Exercise prompt:
Print the listing in its entirety and exactly, leaving out images.

Raw data:
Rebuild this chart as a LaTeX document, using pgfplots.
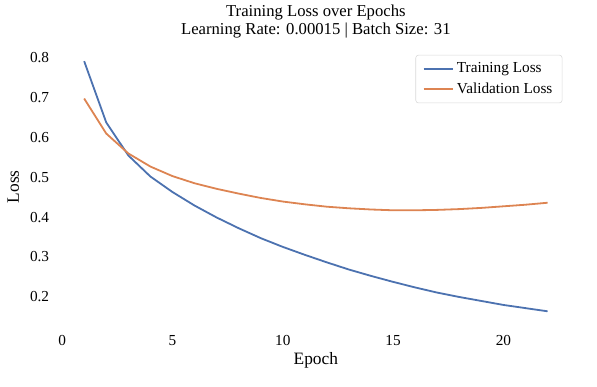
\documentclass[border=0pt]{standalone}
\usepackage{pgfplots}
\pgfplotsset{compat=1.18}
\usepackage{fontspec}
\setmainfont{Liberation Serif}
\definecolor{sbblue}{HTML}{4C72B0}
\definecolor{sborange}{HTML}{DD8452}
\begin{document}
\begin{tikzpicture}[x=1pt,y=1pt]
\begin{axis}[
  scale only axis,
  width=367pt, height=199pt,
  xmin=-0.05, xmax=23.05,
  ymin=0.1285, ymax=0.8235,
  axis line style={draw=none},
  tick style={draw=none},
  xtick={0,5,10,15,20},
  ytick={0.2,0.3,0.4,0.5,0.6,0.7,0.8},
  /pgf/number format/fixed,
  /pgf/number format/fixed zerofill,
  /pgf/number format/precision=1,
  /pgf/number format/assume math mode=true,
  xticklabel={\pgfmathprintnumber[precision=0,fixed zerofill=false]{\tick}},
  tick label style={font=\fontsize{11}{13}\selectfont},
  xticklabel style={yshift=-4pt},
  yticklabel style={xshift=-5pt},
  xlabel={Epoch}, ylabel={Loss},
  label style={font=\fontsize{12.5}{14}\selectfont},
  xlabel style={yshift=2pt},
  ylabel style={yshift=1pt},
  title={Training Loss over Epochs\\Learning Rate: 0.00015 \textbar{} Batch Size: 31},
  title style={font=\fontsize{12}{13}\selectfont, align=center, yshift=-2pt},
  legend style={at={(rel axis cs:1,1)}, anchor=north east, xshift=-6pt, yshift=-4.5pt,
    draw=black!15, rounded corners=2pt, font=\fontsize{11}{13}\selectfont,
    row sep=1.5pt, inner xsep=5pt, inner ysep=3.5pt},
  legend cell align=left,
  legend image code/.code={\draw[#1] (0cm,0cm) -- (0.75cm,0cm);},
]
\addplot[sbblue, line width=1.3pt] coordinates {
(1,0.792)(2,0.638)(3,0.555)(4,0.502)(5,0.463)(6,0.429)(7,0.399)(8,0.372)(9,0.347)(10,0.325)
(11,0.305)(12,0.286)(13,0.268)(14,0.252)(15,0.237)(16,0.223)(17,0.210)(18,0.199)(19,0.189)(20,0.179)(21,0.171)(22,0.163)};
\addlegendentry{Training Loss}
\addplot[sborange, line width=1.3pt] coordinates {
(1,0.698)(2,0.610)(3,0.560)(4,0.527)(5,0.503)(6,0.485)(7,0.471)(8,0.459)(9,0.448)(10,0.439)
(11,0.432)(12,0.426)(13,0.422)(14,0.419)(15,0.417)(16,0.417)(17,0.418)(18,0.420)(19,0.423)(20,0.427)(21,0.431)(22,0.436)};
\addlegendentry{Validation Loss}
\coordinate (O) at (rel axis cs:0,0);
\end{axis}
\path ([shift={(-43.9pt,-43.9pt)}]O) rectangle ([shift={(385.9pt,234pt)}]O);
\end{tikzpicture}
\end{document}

Expected answer:
Rebuild this chart as a LaTeX document, using pgfplots.
\documentclass[border=0pt]{standalone}
\usepackage{pgfplots}
\pgfplotsset{compat=1.18}
\usepackage{fontspec}
\setmainfont{Liberation Serif}
\definecolor{sbblue}{HTML}{4C72B0}
\definecolor{sborange}{HTML}{DD8452}
\begin{document}
\begin{tikzpicture}[x=1pt,y=1pt]
\begin{axis}[
  scale only axis,
  width=367pt, height=199pt,
  xmin=-0.05, xmax=23.05,
  ymin=0.1285, ymax=0.8235,
  axis line style={draw=none},
  tick style={draw=none},
  xtick={0,5,10,15,20},
  ytick={0.2,0.3,0.4,0.5,0.6,0.7,0.8},
  /pgf/number format/fixed,
  /pgf/number format/fixed zerofill,
  /pgf/number format/precision=1,
  /pgf/number format/assume math mode=true,
  xticklabel={\pgfmathprintnumber[precision=0,fixed zerofill=false]{\tick}},
  tick label style={font=\fontsize{11}{13}\selectfont},
  xticklabel style={yshift=-4pt},
  yticklabel style={xshift=-5pt},
  xlabel={Epoch}, ylabel={Loss},
  label style={font=\fontsize{12.5}{14}\selectfont},
  xlabel style={yshift=2pt},
  ylabel style={yshift=1pt},
  title={Training Loss over Epochs\\Learning Rate: 0.00015 \textbar{} Batch Size: 31},
  title style={font=\fontsize{12}{13}\selectfont, align=center, yshift=-2pt},
  legend style={at={(rel axis cs:1,1)}, anchor=north east, xshift=-6pt, yshift=-4.5pt,
    draw=black!15, rounded corners=2pt, font=\fontsize{11}{13}\selectfont,
    row sep=1.5pt, inner xsep=5pt, inner ysep=3.5pt},
  legend cell align=left,
  legend image code/.code={\draw[#1] (0cm,0cm) -- (0.75cm,0cm);},
]
\addplot[sbblue, line width=1.3pt] coordinates {
(1,0.792)(2,0.638)(3,0.555)(4,0.502)(5,0.463)(6,0.429)(7,0.399)(8,0.372)(9,0.347)(10,0.325)
(11,0.305)(12,0.286)(13,0.268)(14,0.252)(15,0.237)(16,0.223)(17,0.210)(18,0.199)(19,0.189)(20,0.179)(21,0.171)(22,0.163)};
\addlegendentry{Training Loss}
\addplot[sborange, line width=1.3pt] coordinates {
(1,0.698)(2,0.610)(3,0.560)(4,0.527)(5,0.503)(6,0.485)(7,0.471)(8,0.459)(9,0.448)(10,0.439)
(11,0.432)(12,0.426)(13,0.422)(14,0.419)(15,0.417)(16,0.417)(17,0.418)(18,0.420)(19,0.423)(20,0.427)(21,0.431)(22,0.436)};
\addlegendentry{Validation Loss}
\coordinate (O) at (rel axis cs:0,0);
\end{axis}
\path ([shift={(-43.9pt,-43.9pt)}]O) rectangle ([shift={(385.9pt,234pt)}]O);
\end{tikzpicture}
\end{document}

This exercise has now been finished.